As Tirrell observes about the dehumanizing images deployed in the Rwandan genocide: Boys “learn how to kill a snake with a machete, and so when Tutsi were called snakes, the Hutu militia knew exactly how to attack.” She notes that the bipolar division into “us and them” is an especially efficient action-engendering device in the creation of bunkered populations. There is a persistent bipolarity concerning who is or is not entitled to share in the president’s envisioned American destiny: Republicans versus Democrats, right versus left, real versus fake, good versus bad, “our people” versus the rest. For all his professed devotion to the notion of free speech, Trump has consistently expressed the wish to shut up and put down those whom he deems not among “my people.” At a Michigan rally, he urged security guards to remove a protester with these words: “Get him out. Try not to hurt him. If you do, I’ll defend you in court…. Are Trump rallies the most fun? We’re having a good time.” When a protester heckled him at a gathering in Las Vegas, Trump declared: “I’d like to punch him in the face.” The president even offered to pay supporter John McGraw’s legal fees after McGraw sucker-punched a black heckler and then told an Inside Edition crew that “we might have to kill him” if he saw the protester again. McGraw, Trump purred, “obviously loves the country.”
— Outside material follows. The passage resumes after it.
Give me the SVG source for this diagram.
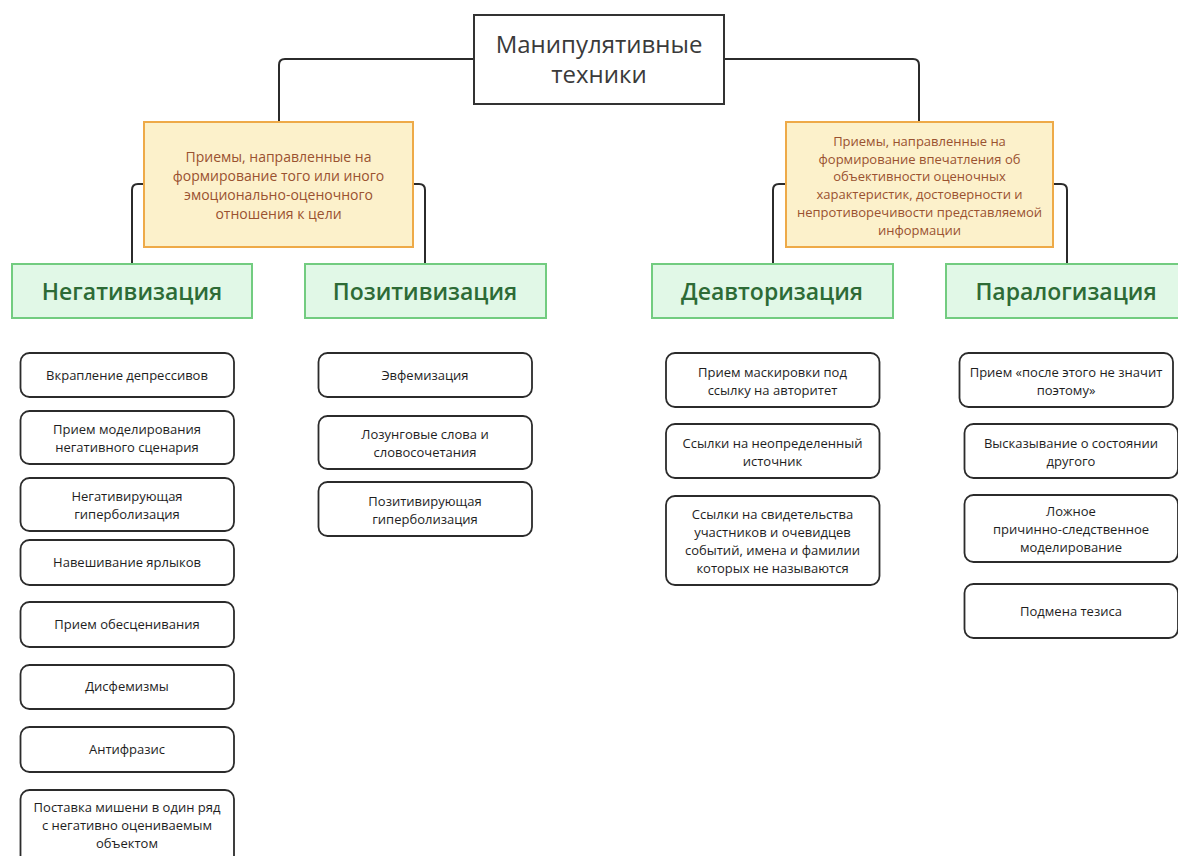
<svg xmlns="http://www.w3.org/2000/svg" width="1178" height="856" viewBox="0 0 1178 856">
<style>
.root{fill:#fff;stroke:#333;stroke-width:2}
.rootT{font-family:"Open Sans","Noto Sans",sans-serif;font-size:24px;fill:#3a3a3a;text-anchor:middle}
.cat{fill:#fcf1cb;stroke:#eeaa48;stroke-width:2}
.catT{font-family:"Open Sans","Noto Sans",sans-serif;fill:#9a5230;text-anchor:middle}
.grp{fill:#e1f8e7;stroke:#72cc80;stroke-width:2}
.grpT{font-family:"Open Sans","Noto Sans",sans-serif;font-size:23px;font-weight:600;fill:#2d6b36;text-anchor:middle}
.leaf{fill:#fff;stroke:#2b2b2b;stroke-width:1.8}
.leafT{font-family:"Open Sans","Noto Sans",sans-serif;font-size:13px;fill:#1e1e1e;text-anchor:middle}
.con{fill:none;stroke:#2b2b2b;stroke-width:2}
</style>
<rect width="1178" height="856" fill="#fff"/>
<g id="connectors">
<path class="con" d="M474,59 H285 Q279,59 279,65 V122"/>
<path class="con" d="M724,59 H913 Q919,59 919,65 V122"/>
<path class="con" d="M144,184 H138 Q132,184 132,190 V264"/>
<path class="con" d="M413,184 H419 Q425,184 425,190 V264"/>
<path class="con" d="M786,184 H779 Q773,184 773,190 V264"/>
<path class="con" d="M1053,184 H1061 Q1067,184 1067,190 V264"/>
</g>
<g id="root">
<rect class="root" x="474" y="15" width="250" height="89"/>
<text class="rootT" x="599" y="53">Манипулятивные</text>
<text class="rootT" x="599" y="83">техники</text>
</g>
<g id="cat-emotional">
<rect class="cat" x="144" y="122" width="269" height="125"/>
<text class="catT" font-size="14" x="278.5"><tspan x="278.5" y="162">Приемы, направленные на</tspan><tspan x="278.5" y="181">формирование того или иного</tspan><tspan x="278.5" y="200">эмоционально-оценочного</tspan><tspan x="278.5" y="219">отношения к цели</tspan></text>
</g>
<g id="cat-objective">
<rect class="cat" x="786" y="122" width="267" height="125"/>
<text class="catT" font-size="13" x="919.5"><tspan x="919.5" y="145.5">Приемы, направленные на</tspan><tspan x="919.5" y="163.5">формирование впечатления об</tspan><tspan x="919.5" y="181">объективности оценочных</tspan><tspan x="919.5" y="199">характеристик, достоверности и</tspan><tspan x="919.5" y="216.5">непротиворечивости представляемой</tspan><tspan x="919.5" y="234.5">информации</tspan></text>
</g>
<g id="g-neg">
<rect class="grp" x="12" y="264" width="240" height="54"/>
<text class="grpT" x="132" y="300">Негативизация</text>
</g>
<g id="g-pos">
<rect class="grp" x="305" y="264" width="241" height="54"/>
<text class="grpT" x="425" y="300">Позитивизация</text>
</g>
<g id="g-deav">
<rect class="grp" x="652" y="264" width="241" height="54"/>
<text class="grpT" x="772" y="300">Деавторизация</text>
</g>
<g id="g-paral">
<rect class="grp" x="946" y="264" width="241" height="54"/>
<text class="grpT" x="1066" y="300">Паралогизация</text>
</g>
<g id="n1"><rect class="leaf" x="20.5" y="353" width="213.5" height="44" rx="9"/><text class="leafT" x="127" y="380">Вкрапление депрессивов</text></g>
<g id="n2"><rect class="leaf" x="20.5" y="411" width="213.5" height="53" rx="9"/><text class="leafT"><tspan x="127" y="434">Прием моделирования</tspan><tspan x="127" y="452">негативного сценария</tspan></text></g>
<g id="n3"><rect class="leaf" x="20.5" y="478" width="213.5" height="53" rx="9"/><text class="leafT"><tspan x="127" y="501">Негативирующая</tspan><tspan x="127" y="519">гиперболизация</tspan></text></g>
<g id="n4"><rect class="leaf" x="20.5" y="540" width="213.5" height="45" rx="9"/><text class="leafT" x="127" y="567">Навешивание ярлыков</text></g>
<g id="n5"><rect class="leaf" x="20.5" y="602" width="213.5" height="45" rx="9"/><text class="leafT" x="127" y="629">Прием обесценивания</text></g>
<g id="n6"><rect class="leaf" x="20.5" y="665" width="213.5" height="44" rx="9"/><text class="leafT" x="127" y="691">Дисфемизмы</text></g>
<g id="n7"><rect class="leaf" x="20.5" y="727" width="213.5" height="45" rx="9"/><text class="leafT" x="127" y="754">Антифразис</text></g>
<g id="n8"><rect class="leaf" x="20.5" y="790" width="213.5" height="80" rx="9"/><text class="leafT"><tspan x="127" y="812">Поставка мишени в один ряд</tspan><tspan x="127" y="830">с негативно оцениваемым</tspan><tspan x="127" y="848">объектом</tspan></text></g>
<g id="p1"><rect class="leaf" x="318.5" y="353" width="213.5" height="44" rx="9"/><text class="leafT" x="425" y="380">Эвфемизация</text></g>
<g id="p2"><rect class="leaf" x="318.5" y="416" width="213.5" height="53" rx="9"/><text class="leafT"><tspan x="425" y="439">Лозунговые слова и</tspan><tspan x="425" y="457">словосочетания</tspan></text></g>
<g id="p3"><rect class="leaf" x="318.5" y="482" width="213.5" height="54" rx="9"/><text class="leafT"><tspan x="425" y="506">Позитивирующая</tspan><tspan x="425" y="524">гиперболизация</tspan></text></g>
<g id="d1"><rect class="leaf" x="666" y="353" width="213.5" height="54" rx="9"/><text class="leafT"><tspan x="772.5" y="377">Прием маскировки под</tspan><tspan x="772.5" y="395">ссылку на авторитет</tspan></text></g>
<g id="d2"><rect class="leaf" x="666" y="424" width="213.5" height="54" rx="9"/><text class="leafT"><tspan x="772.5" y="448">Ссылки на неопределенный</tspan><tspan x="772.5" y="466">источник</tspan></text></g>
<g id="d3"><rect class="leaf" x="666" y="496" width="213.5" height="89" rx="9"/><text class="leafT"><tspan x="772.5" y="519">Ссылки на свидетельства</tspan><tspan x="772.5" y="537">участников и очевидцев</tspan><tspan x="772.5" y="555">событий, имена и фамилии</tspan><tspan x="772.5" y="573">которых не называются</tspan></text></g>
<g id="l1"><rect class="leaf" x="959.5" y="353" width="213.5" height="54" rx="9"/><text class="leafT"><tspan x="1066" y="377">Прием «после этого не значит</tspan><tspan x="1066" y="395">поэтому»</tspan></text></g>
<g id="l2"><rect class="leaf" x="964.5" y="424" width="213.5" height="54" rx="9"/><text class="leafT"><tspan x="1071" y="448">Высказывание о состоянии</tspan><tspan x="1071" y="466">другого</tspan></text></g>
<g id="l3"><rect class="leaf" x="964.5" y="495" width="213.5" height="67" rx="9"/><text class="leafT"><tspan x="1071" y="516">Ложное</tspan><tspan x="1071" y="534">причинно-следственное</tspan><tspan x="1071" y="552">моделирование</tspan></text></g>
<g id="l4"><rect class="leaf" x="964.5" y="584" width="213.5" height="54" rx="9"/><text class="leafT" x="1071" y="616">Подмена тезиса</text></g>
</svg>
Hitler described the bonding effects of mass meetings as essential for “esprit de corps.” He wrote in Mein Kampf: “When from his little workshop or big factory, in which he feels very small, [the ordinary man] steps for the first time into a mass meeting and has thousands and thousands of people of the same opinion around him…when the visible success and agreement of thousands confirm to him the rightness of the new doctrine and for the first time arouse doubt in the truth of his previous conviction—then he himself has succumbed to the magic influence of what we designate as ‘mass suggestion.’”

The Washington Post recently published statistics showing that counties that hosted Trump rallies saw a 226 percent increase in hate crimes over those that hadn’t. “It is hard to discount a ‘Trump effect’ when a considerable number of these reported hate crimes reference Trump,” the story noted.

We are living through a time of emergency—just not the one to which Trump would assign meaning. The emergency I fear is precisely the great collective power among the armed and angry warriors to whom the president throws the red meat of his words. His words are more than insult or defamation; they carry the weight of constant threat, for, as commander in chief, his speech may be construed as imperative. Which of “us” will follow that command?